I think I first saw An Unexpected Guest by Anne Korkeakivi mentioned here, in one of Paula’s weekly lists of Woolf sightings in the media. As a circadian novel (one taking place in a single day), it was compared to Mrs. Dalloway — as all such novels are — in its own book jacket and in reviews, including one by Margot Livesey. Of course I had to read it.

The narrator is Clare (!) Moorhouse, an American living in Paris, married to an English diplomat, Edward. Her life is full of social responsibilities, and tonight she’s having an important, politically-charged dinner party. She goes through the day preparing for the party, with flashbacks to her past and the love of her youth, the Irish firebrand Niall. Niall was the dangerous one; Edward is the safe and reliable one. Sound familiar? What about the flowers, you ask?

Of course, she could have called in an order to the florist, but as with the asparagus, choosing them herself was better.
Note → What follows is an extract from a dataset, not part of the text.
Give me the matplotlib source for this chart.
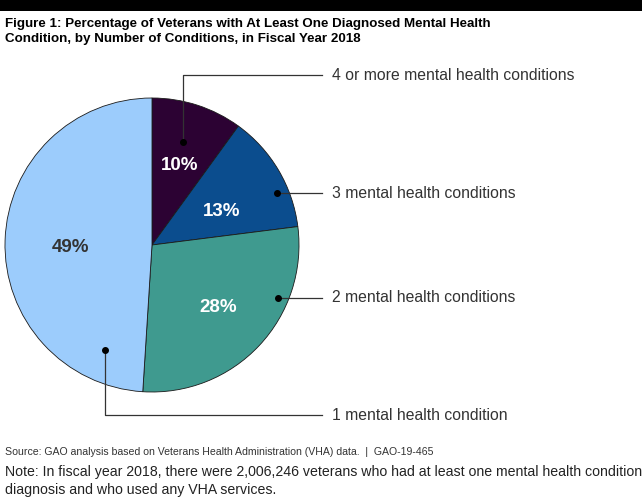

The drama and intrigue in Clare’s life would have set Clarissa’s heart racing; there’s far more than country-house dallying in her past, and it becomes its own a highly-charged story. But you can see the pattern, the hints, the loose outline conforming to type. It doesn’t matter whether you see a Woolf behind every tree or not–Korkeakivi’s first novel is a valiant effort and a good read. Put it on your list for summer!